Getting better at catching the rule breakers…

What Derek Conway did, in defrauding the tax payer, was wrong (obviously); he broke the rules but there is no need to change the rules as a result.

We don’t need to ban politician’s families from working for them…indeed it is one of the few areas where the valuable contribution that spouses often make to the careers of ambitious people is actually given a value. If someone is doing the work, they should be paid for it…it doesn’t and shouldn’t actually matter what their relationship to the employer is.

If someone breaks the rules, the fault will be down to their dishonesty and a lack of proper application and scrutiny of those responsible for enforcing the rules.

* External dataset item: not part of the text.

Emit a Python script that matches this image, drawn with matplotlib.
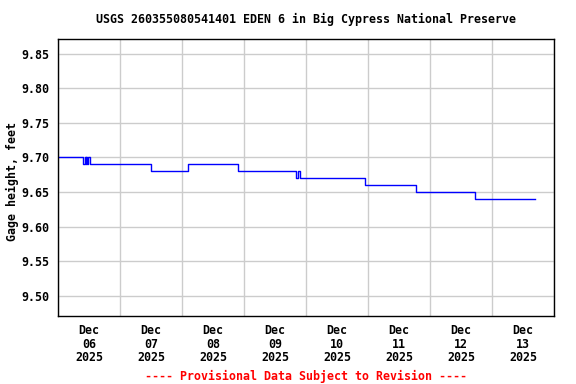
import matplotlib
matplotlib.use("Agg")
import matplotlib.pyplot as plt
import matplotlib.dates as mdates
import pandas as pd

title = "USGS 260355080541401 EDEN 6 in Big Cypress National Preserve"
ylabel = "Gage height, feet"
footer = "---- Provisional Data Subject to Revision ----"

# step-change times and gage height values (held until next time)
change_times = [
    "2025-12-06 00:00", "2025-12-06 09:45", "2025-12-06 10:30", "2025-12-06 10:45",
    "2025-12-06 11:00", "2025-12-06 11:15", "2025-12-06 11:30", "2025-12-06 12:15",
    "2025-12-07 12:00", "2025-12-08 02:30", "2025-12-08 21:30", "2025-12-09 20:15",
    "2025-12-09 20:45", "2025-12-09 21:30", "2025-12-10 23:00", "2025-12-11 18:30",
    "2025-12-12 17:30", "2025-12-13 16:45",
]
gage_values = [
    9.70, 9.69, 9.70, 9.69,
    9.70, 9.69, 9.70, 9.69,
    9.68, 9.69, 9.68, 9.67,
    9.68, 9.67, 9.66, 9.65,
    9.64, 9.64,
]
y_ticks = [9.50, 9.55, 9.60, 9.65, 9.70, 9.75, 9.80, 9.85]
x_start = "2025-12-06"
x_end = "2025-12-14"

t = pd.to_datetime(change_times)

fig = plt.figure(figsize=(5.76, 3.84), dpi=100)
ax = fig.add_axes([58/576, 1-316/384, (554-58)/576, (316-39)/384])

ax.plot(t, gage_values, drawstyle="steps-post", color="#0000ff", lw=1.0)

font = dict(family="DejaVu Sans Mono", weight="bold", size=8.4)

ax.set_xlim(pd.Timestamp(x_start), pd.Timestamp(x_end))
ax.set_ylim(9.4706, 9.8713)
ax.set_yticks(y_ticks)
ax.set_yticklabels([f"{v:.2f}" for v in y_ticks], fontdict=font)

ax.xaxis.set_major_locator(mdates.DayLocator())
ax.xaxis.set_major_formatter(plt.NullFormatter())
ax.xaxis.set_minor_locator(mdates.HourLocator(byhour=[12]))
ax.xaxis.set_minor_formatter(mdates.DateFormatter("%b\n%d\n%Y"))
ax.tick_params(axis="x", which="both", length=0)
ax.tick_params(axis="x", which="minor", pad=6)
ax.tick_params(axis="y", length=0, pad=6)

fig.canvas.draw()
for lab in ax.xaxis.get_minorticklabels():
    lab.set_fontfamily("DejaVu Sans Mono")
    lab.set_fontweight("bold")
    lab.set_fontsize(8.4)
    lab.set_linespacing(1.02)

ax.grid(True, which="major", color="#cccccc", lw=1)
ax.set_axisbelow(True)
for s in ax.spines.values():
    s.set_color("black")
    s.set_linewidth(1)

fig.text(306/576, 1-19/384, title, ha="center", va="center", **font)
fig.text(12/576, 1-182/384, ylabel, ha="center", va="center", rotation=90, **font)
fig.text(306/576, 1-376/384, footer, ha="center", va="center", color="red", **font)

fig.savefig("out.png", dpi=100)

But the current media reaction: 'the rules must change!' happens all the time; a rule is broken, we are all aghast and then there are calls for the rules to be changed! Why? The rule itself works; it is its application that wasn’t working. But then changing a rule is easier and cheaper for those in charge then actually making existing rules and legislation work.

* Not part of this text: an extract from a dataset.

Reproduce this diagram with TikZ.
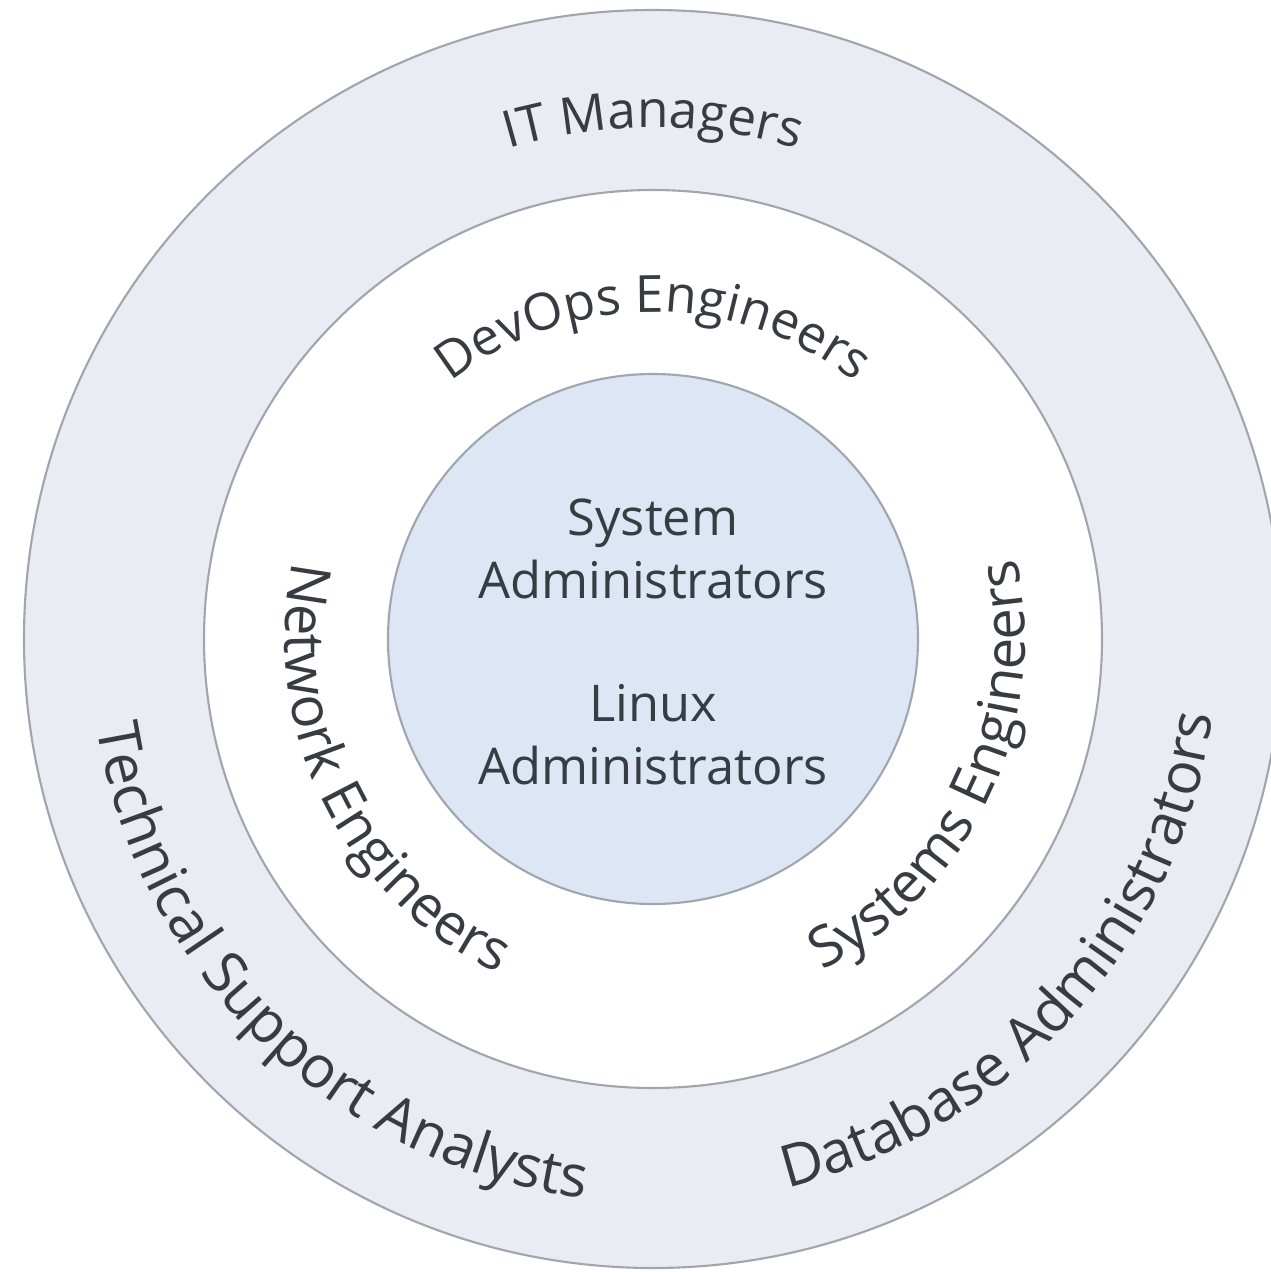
\documentclass[tikz,border=0pt]{standalone}
\usepackage{fontspec}
\usepackage{tikz}
\setmainfont{Open Sans}
\usetikzlibrary{decorations.text}
\definecolor{ringline}{RGB}{160,166,174}
\newcommand{\topfont}{\fontsize{14.6pt}{18pt}\selectfont}
\newcommand{\sidefont}{\fontsize{16pt}{19pt}\selectfont}
\newcommand{\outfont}{\fontsize{16.6pt}{19pt}\selectfont}
\newcommand{\corefont}{\fontsize{14.4pt}{17.9pt}\selectfont}

\begin{document}
\begin{tikzpicture}
    % Define colors for the rings
    \definecolor{outerfill}{RGB}{233,237,243} % Pale grey-blue
    \definecolor{corefill}{RGB}{221,230,244}  % Light blue
    \definecolor{txtgray}{RGB}{55,60,66}      % Dark grey
    \tikzset{
        ring/.style={draw=ringline, line width=0.6pt},
        toptext/.style={decorate, decoration={text along path, text={|\topfont|#1}, text align=center, text color=txtgray}},
        sidetext/.style={decorate, decoration={text along path, text={|\sidefont|#1}, text align=center, text color=txtgray}},
        outtext/.style={decorate, decoration={text along path, text={|\outfont|#1}, text align=center, text color=txtgray}},
        corelabel/.style={text=txtgray, align=center, font=\corefont}
    }
    \useasboundingbox[fill=white] (-6.53,-6.33) rectangle (6.18,6.39);

    % Rings
    \draw[ring, fill=outerfill] (0,0) circle (6.29cm);
    \draw[ring, fill=white] (0,0) circle (4.49cm);
    \draw[ring, fill=corefill] (0,0) circle (2.65cm);

    % Core
    \node[corelabel] (sysadmin) at (0,0.905) {System\\Administrators};
    \node[corelabel] (linuxadmin) at (0,-0.955) {Linux\\Administrators};

    % Middle ring
    \path[toptext={DevOps Engineers}] (150:3.27) arc[start angle=150, end angle=30, radius=3.27];
    \path[sidetext={Network Engineers}] (146.5:3.68) arc[start angle=146.5, end angle=266.5, radius=3.68];
    \path[sidetext={Systems Engineers}] (-85.2:3.72) arc[start angle=-85.2, end angle=34.8, radius=3.72];

    % Outer ring
    \path[toptext={IT Managers}] (150:5.11) arc[start angle=150, end angle=30, radius=5.11];
    \path[outtext={Technical Support Analysts}] (166:5.63) arc[start angle=166, end angle=286, radius=5.63];
    \path[outtext={Database Administrators}] (-102:5.65) arc[start angle=-102, end angle=18, radius=5.65];
\end{tikzpicture}
\end{document}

It is a particular disease of the Labour government but we in the Liberal Democrats are just as bad. When a number of local parties were struggling under the weight of potential candidates recruiting ‘phoney members’ to skew the votes towards them in selections instead of getting the returning officers, the local party and membership services to enforce rules that were already in place1 to deal with this phenomenon, we banned new members from voting in parliamentary selections for the first year of their membership. This, in the case of the recent list elections in London disenfranchised about 25% of the membership from voting. So much for our much vaunted one member, one vote!

Creating new rules instead of enforcing ones that are already there is at best sticking plaster and at worst throwing the baby out with the bath water. Just like disenfranchising a quarter of our membership, banning family members from working for MPs would punish those who work twice as hard as a non family members and serve their community as much as their spouse does.

1That is, the requirement on local parties to ‘agree’ to new members – which they can only do if membership services send them the details of their new members in time.


Duncan Borrowman said...
31 Jan 2008, 12:44:00

Agree with every word of that.

Members wives (because it is always that way round) are often the best person to do the job of running their office/keeping their diary etc and ensuring they keep some private time.

And the party rules were a sledgehammer to crack a nut, and in an illiberal way.